I'm confused when it comes to encoding the address for a J-format instruction.

From Class Notes:

Assume L1 is at the address 4194340 in decimal, which is 400024 in hexadecimal. We fill the target field as an address in instructions (0x100009) rather than bytes (0x400024).

Can someone please explain to me why this is?

Answer 1

The j instruction jumps to the passed target.

However, because the instruction set is limited to 32 bits, and 6 are used for the op-code, only 26 may be used for the jump target.

This means that the distance a j instruction can travel is limited as it works by appending its target to some number of the most significant bits of the current IPC.
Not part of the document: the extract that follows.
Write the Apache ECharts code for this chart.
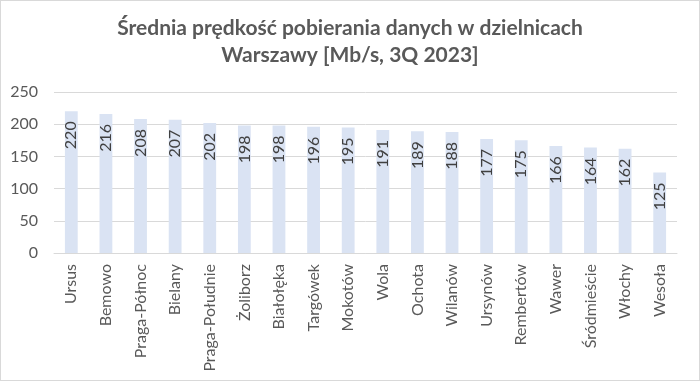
<!DOCTYPE html>
<html><head><meta charset="utf-8">
<script src="https://cdn.jsdelivr.net/npm/echarts@6/dist/echarts.min.js"></script>
<style>html,body{margin:0;padding:0;background:#fff}#c{width:700px;height:381px;box-sizing:border-box;border:1px solid #d9d9d9;}</style>
</head><body><div id="c"></div>
<script>
const categories = ["Ursus","Bemowo","Praga-Północ","Bielany","Praga-Południe","Żoliborz","Białołęka","Targówek","Mokotów","Wola","Ochota","Wilanów","Ursynów","Rembertów","Wawer","Śródmieście","Włochy","Wesoła"];
const values = [220,216,208,207,202,198,198,196,195,191,189,188,177,175,166,164,162,125];
const titleText = "Średnia prędkość pobierania danych w dzielnicach\nWarszawy [Mb/s, 3Q 2023]";
const font = "Lato, 'Open Sans', sans-serif";
const chart = echarts.init(document.getElementById('c'), null, {renderer:'canvas'});
chart.setOption({
  animation:false,
  title:{text:titleText,left:'center',top:9,textStyle:{fontFamily:font,fontSize:21,fontWeight:'bold',color:'#595959',lineHeight:27}},
  grid:{left:53,right:22,top:91,bottom:127,containLabel:false},
  xAxis:{type:'category',data:categories,axisLine:{lineStyle:{color:'#d9d9d9'}},axisTick:{show:false},
    axisLabel:{rotate:90,interval:0,margin:11,color:'#595959',fontFamily:font,fontSize:16}},
  yAxis:{type:'value',min:0,max:250,interval:50,axisLine:{show:false},axisTick:{show:false},
    splitLine:{lineStyle:{color:'#d9d9d9'}},axisLabel:{margin:16,color:'#595959',fontFamily:font,fontSize:16}},
  series:[{type:'bar',data:values,barWidth:'37%',itemStyle:{color:'#dae3f3'},
    label:{show:true,position:'insideTop',rotate:90,align:'right',verticalAlign:'middle',distance:10,color:'#404040',fontFamily:font,fontSize:16}}]
});
</script></body></html>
The MIPS instruction set could have been defined by saying that when a j instruction is encountered you add the first 6 bits of the IPC to the 26 bit target of the j instruction, but instead it was noted that instructions that a program can jump are always "word-aligned". This means that these address are always a multiple of 4 and therefore the last 2 bits of the address are always 0.

This allows us to not encode the last 2 bits in our jump target and instead encode bits 3-28. This means that to get the target of a j instruction you take the first 4 bits of the PC, add the jump target, and then add two zeros.

Hopefully with that explanation out of the way it makes sense why the target 0x400024 is encoded in the j instruction by the bits 0x100009 i.e. 0x400024 >> 2. Because the last two bits are not needed.